Minister Louis Farrakhan failed to deliver the keynote address at the 11th anniversary celebration of the 1995 Million Man March. Complications from cancer treatments forced the Nation of Islam (NOI) leader to cancel the first major address he has missed in his 29 years of leadership.
The 73-year-old Farrakhan was diagnosed with prostate cancer in 1991 and in 2000 underwent a surgical procedure that implanted radiated ‘seeds’ rather than traditional radiation treatments. In a Sept. 11 letter to NOI members and supporters, published in the group’s Final Call newspaper, Farrakhan said the implanted seeds “indeed killed the cancer cells that had broken the prostate capsule.” But, he added, “over time, these seeds have done severe internal damage.”
Farrakhan’s withdrawal from all NOI business has sparked much speculation about the group’s future should he die. Many analysts doubt the group would survive Farrakhan’s absence.
The prospect of no Farrakhan also comes at a time when debate is growing within the black community about the need for new leaders as well as new leadership paradigms. The Nation of Islam’s messianic and authoritarian mold of leadership seems particularly antiquated as African Americans gain prominence in so many areas of American life.
The group has exemplified that leadership style from its murky founding in the ’30s by the mysterious W.D. Fard, who members later deified. Elijah Muhammad took over as God’s “messenger”when Fard disappeared.

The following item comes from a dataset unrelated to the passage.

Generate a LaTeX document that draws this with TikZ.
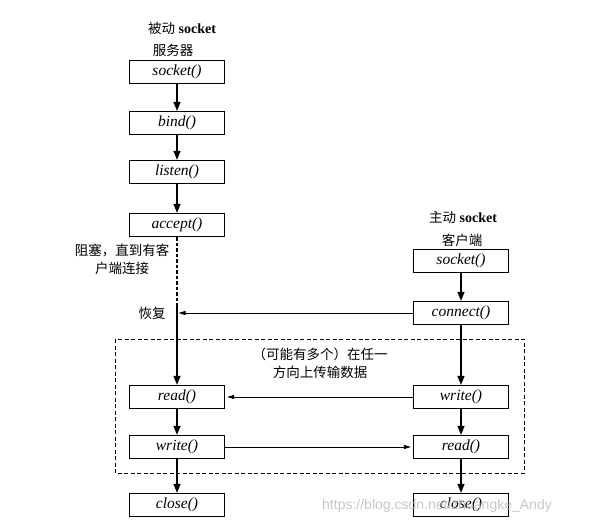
\documentclass[tikz,border=0pt]{standalone}
\usepackage{fontspec}
\setmainfont{Liberation Serif}
\setsansfont{Liberation Sans}
\newfontfamily\cjk{Noto Sans CJK SC}
\usetikzlibrary{arrows.meta}
\begin{document}
\begin{tikzpicture}[x=1pt,y=-1pt,
  fbox/.style={draw, line width=1.3pt, minimum width=95pt, minimum height=23pt, inner sep=0pt, font=\fontsize{15.5}{16}\selectfont\itshape},
  vline/.style={line width=1.3pt, -{Triangle[length=9pt,width=7pt]}},
  hline/.style={line width=0.8pt, -{Triangle[length=7pt,width=4pt]}},
  lbl/.style={font=\fontsize{13.5}{18}\selectfont\cjk, align=center, inner sep=0pt},
  ttl/.style={font=\fontsize{14}{15}\selectfont, inner sep=0pt}]
\useasboundingbox (0,0) rectangle (600,530);
% titles
\node[ttl] (tl1) at (182,28) {{\cjk\fontsize{13.5}{15}\selectfont 被动} \textbf{socket}};
\node[lbl] (tl2) at (173,50) {服务器};
\node[ttl] (tr1) at (463,217) {{\cjk\fontsize{13.5}{15}\selectfont 主动} \textbf{socket}};
\node[lbl] (tr2) at (462,240) {客户端};
% left column
\node[fbox] (ls) at (177,72) {socket()};
\node[fbox] (lb) at (177,123) {bind()};
\node[fbox] (ll) at (177,172) {listen()};
\node[fbox] (la) at (177,225) {accept()};
\node[fbox] (lr) at (177,397) {read()};
\node[fbox] (lw) at (177,447) {write()};
\node[fbox] (lc) at (177,505) {close()};
% right column
\node[fbox] (rs) at (461,261) {socket()};
\node[fbox] (rc) at (461,313) {connect()};
\node[fbox] (rw) at (461,397) {write()};
\node[fbox] (rr) at (461,447) {read()};
\node[fbox] (rcl) at (461,505) {close()};
% labels
\node[lbl] (block) at (122,259) {阻塞，直到有客\\户端连接};
\node[lbl] (resume) at (152,313) {恢复};
\node[lbl] (data) at (320,363) {（可能有多个）在任一\\方向上传输数据};
% dashed region
\draw[dashed, line width=1pt, dash pattern=on 4pt off 2.5pt] (115,339) rectangle (524,473);
% connectors left
\draw[vline] (ls) -- (lb);
\draw[vline] (lb) -- (ll);
\draw[vline] (ll) -- (la);
\coordinate (dend) at (177,306);
\coordinate (rp) at (177,313);
\draw[line width=1.3pt, dash pattern=on 3.5pt off 2pt] (la.south) -- (dend);
\draw[vline] (dend) -- (lr.north);
\draw[vline] (lr) -- (lw);
\draw[vline] (lw) -- (lc);
% connectors right
\draw[vline] (rs) -- (rc);
\draw[vline] (rc) -- (rw);
\draw[vline] (rw) -- (rr);
\draw[vline] (rr) -- (rcl);
% horizontal
\draw[hline, shorten >=1.5pt] (rc.west) -- (rp);
\draw[hline, shorten >=2pt] (rw.west) -- (lr.east);
\draw[hline, shorten >=2pt] (lw.east) -- (rr.west);
% watermark
\node[anchor=west, font=\sffamily\fontsize{14}{14}\selectfont, text=black!22, inner sep=0pt] (wm) at (322,506) {https://blog.csdn.net/zhuangke\_Andy};
\end{tikzpicture}
\end{document}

When the eloquent and charismatic Malcolm X (Little) emerged from prison in 1952, he soon became Muhammad’s chief aide and the Nation of Islam’s best recruiter. They parted company in 1963 when an increasingly popular Malcolm defied “the Messenger.”
Members of the NOI murdered Malcolm in 1965 and sectarian violence scarred much of the black nationalist community. Many analysts wrongly predicted that Malcolm’s assassination would also kill the NOI. Farrakhan eventually got Malcolm’s job as head of the group’s Harlem Mosque and as Elijah’s representative.
In his recent letter to the flock, Farrakhan said his absence would be “a period of testing” that could “prove to the world that the Nation of Islam is more than the charisma, eloquence and personality of Louis Farrakhan.” This was not a boast but an implicit acknowledgment that the NOI has become too dependent on his charisma.
Were it not for that dependence, however, the group may well have splintered into several warring factions. Farrakhan is noted for his powerful oratory and amiable personality, but his deft political instincts are what helped sooth a cauldron of sectarian animosity.
When Elijah died in 1975, his son, Wallace D. Mohammad (now known as Imam Warithduddine Mohamed), took over and changed the name and Black Nationalist focus of the group. Farrakhan initially pledged fealty to the new leader’s more “orthodox” vision of Islam, but broke away in 1977 to resurrect Elijah’s race-focused version.
While Farrakhan is often credited (or blamed) for sustaining the link between Islam and Black Nationalism, his role in maintaining peace among rival groups with a history of violence is often overlooked. Many analysts predicted a bloodbath – an escalation of the kind of violence that followed Malcolm X’s assassination. That chaos never occurred but few acknowledge Farrakhan’s role in corralling those dissident energies.
Farrakhan customarily is described as a race-baiting anti-Semite and his rhetoric occasionally justifies that description. But there’s little attention paid to the major changes he’s made in a doctrine that once deemed whites the seed of Satan and black people inherently divine. While not exactly rejecting that black supremacist catechism – taught as gospel for 40-odd years by Elijah Muhammad – he has transformed it into a metaphor. Satan no longer has a genetic identity; the mentality of white supremacy is the real devil.
He is regularly charged with inciting anti-Jewish sentiments among African-Americans, but few realize that Farrakhan’s voice is a relatively conciliatory one in the Black Nationalist community. He can’t be too conciliatory, however, lest the NOI chief alienates the fire-breathing militants who comprise a major part of his base – and, more importantly, still fall under his influence.
Through an artful combination of outrageous rhetoric and mollifying gestures, Farrakhan has managed to maintain his radical base without undermining his mainstream credibility. His dominance of the radical fringe also has served to limit the appeal of Islamist radicalism among those African Americans most vulnerable to its lure.
Those who welcome Farrakhan’s retreat from the national stage may not have fully considered the implications of his absence.